As I noted earlier this week, former Congressman Virgil Goode joined the Constitution Party over the weekend. It shouldn’t come as a surprise that the story has made somewhat of a splash in Goode’s old Congressional District and he’s been interviewed about the move twice this week.
In one interview, Goode seemed to say that he still considered himself a Republican:
Virgil H. Goode Jr., a Republican from Rocky Mount who represented the 5th District in Congress for six terms, has joined the conservative Constitution Party — but says that doesn’t mean he’s quitting the GOP.
“I don’t think they’re mutually exclusive,” Goode said.

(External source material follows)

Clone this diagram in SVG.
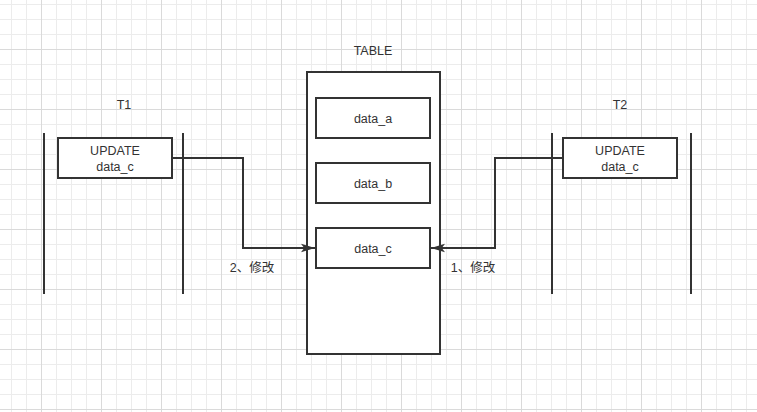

Goode was the keynote speaker the Constitution Party’s spring National Committee banquet Friday in Minneapolis. At the event, Goode paid the party’s $35 membership fee. Goode said that he has not quit the Republican Party and is current on his membership dues with the Franklin County GOP.

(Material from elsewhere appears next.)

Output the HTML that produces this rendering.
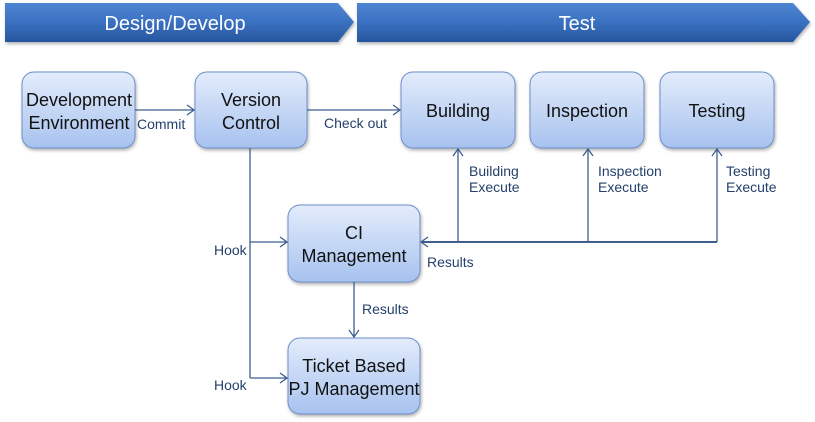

The Constitution Party, Goode said, has staked out several positions that Goode feels are superior to the platform of the national Republican Party.
The Constitution Party recently adopted a resolution praising Arizona for enacting a law that requires police officers to check the immigration status of anyone they suspect might be in the country illegally.

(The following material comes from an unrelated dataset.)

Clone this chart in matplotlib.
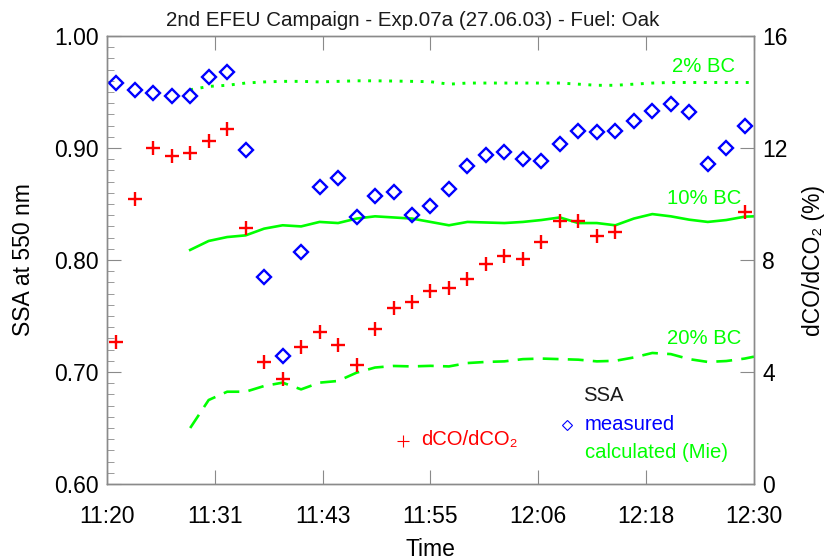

“On some national issues, the Constitution Party is much better than the Republican Party,” he said. “The Constitution Party passed a resolution supporting Arizona’s new policies on illegal immigrants. I have yet to see such a resolution come out of the Republican Party.”
Meanwhile, in another, Goode seems to leave the door open to an independent bid for his old House seat:
[Goode's] joining the Constitution Party has raised speculation he’s thinking of challenging Tom Perriello for his old seat.
Previously Goode has said he will not seek the Republican nomination.
When asked if he can be ruled out of the November election, Goode said, “I’m not saying flat out 100-percent no. I want to see how things develop.”
Goode says he’s been impressed with some GOP candidates, but unimpressed with others.
Whether that means he will enter the race if an “unimpressive” candidate wins the June primary, of course, is something only Goode knows himself.